Installer failed/timed out at master-0 node config step
Opened this issue · 1 comments
oaomer commented
I am trying to use this project to install OCP 4.10 on a tech zone/CECC kit. I followed the readme instructions and vars-powervm.yaml looks good to me, yet the installation continuously failed due to timeout during the TASK [nodes-config : Check connection] of master-0 node. The timeout is set to 2700s (=45min) in the vars yaml file and it waited the whole 45 minutes and then it failed.
TASK [ocp-config : Skip config if install workdir exist] **************************************************************************
ok: [129.40.126.241]
TASK [ocp-config : meta] **********************************************************************************************************
PLAY [Check and configure bootstrap node] *****************************************************************************************
TASK [nodes-config : Check connection] ********************************************************************************************
ok: [129.40.126.242]
TASK [nodes-config : Configure node] **********************************************************************************************
[WARNING]: Distribution redhat 4.10 on host 129.40.126.242 should use /usr/bin/python, but is using /usr/libexec/platform-python,
since the discovered platform python interpreter was not present. See https://docs.ansible.com/ansible-
core/2.12/reference_appendices/interpreter_discovery.html for more information.
changed: [129.40.126.242]
PLAY [Check and configure control-plane nodes] ************************************************************************************
TASK [nodes-config : Check connection] ********************************************************************************************
fatal: [129.40.126.243]: FAILED! => {"changed": false, "elapsed": 2715, "msg": "timed out waiting for ping module test: Failed to connect to the host via ssh: ssh: connect to host 129.40.126.243 port 22: Connection refused"}
NO MORE HOSTS LEFT ****************************************************************************************************************
PLAY RECAP ************************************************************************************************************************
129.40.126.241 : ok=141 changed=55 unreachable=0 failed=0 skipped=135 rescued=1 ignored=0
129.40.126.242 : ok=2 changed=1 unreachable=0 failed=0 skipped=0 rescued=0 ignored=0
129.40.126.243 : ok=0 changed=0 unreachable=0 failed=1 skipped=0 rescued=0 ignored=0
[root@p664-bastion ocp4-upi-powervm-hmc]#
No useful info in the logs despite elevating the log level to debug. Only seeing this block of log repeated displayed in /var/log/messages every 30 sec:
Oct 19 01:21:57 p664-bastion systemd[1]: helper-tftp.service: Succeeded.

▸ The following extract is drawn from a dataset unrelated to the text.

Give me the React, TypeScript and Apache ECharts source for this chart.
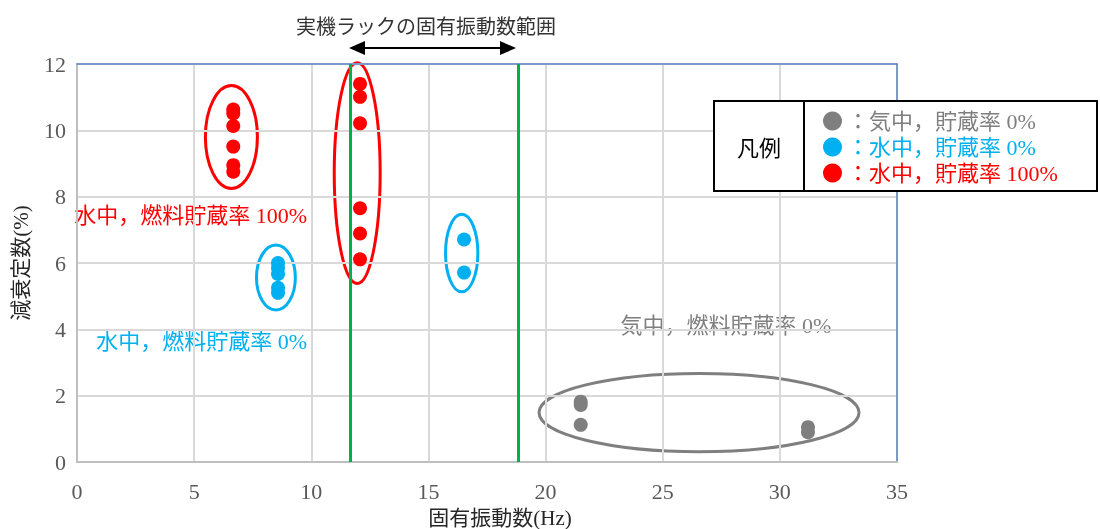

Oct 19 01:22:27 p664-bastion systemd[1]: helper-tftp.service: Service RestartSec=30s expired, scheduling restart.
Oct 19 01:22:27 p664-bastion systemd[1]: helper-tftp.service: Scheduled restart job, restart counter is at 16735.
Oct 19 01:22:27 p664-bastion systemd[1]: Stopped Starts TFTP on boot because of reasons.
Oct 19 01:22:27 p664-bastion systemd[1]: Started Starts TFTP on boot because of reasons.
Oct 19 01:22:27 p664-bastion systemd[1]: helper-tftp.service: Succeeded.
marcopain commented
I am facing exact same issue. Any solution for this?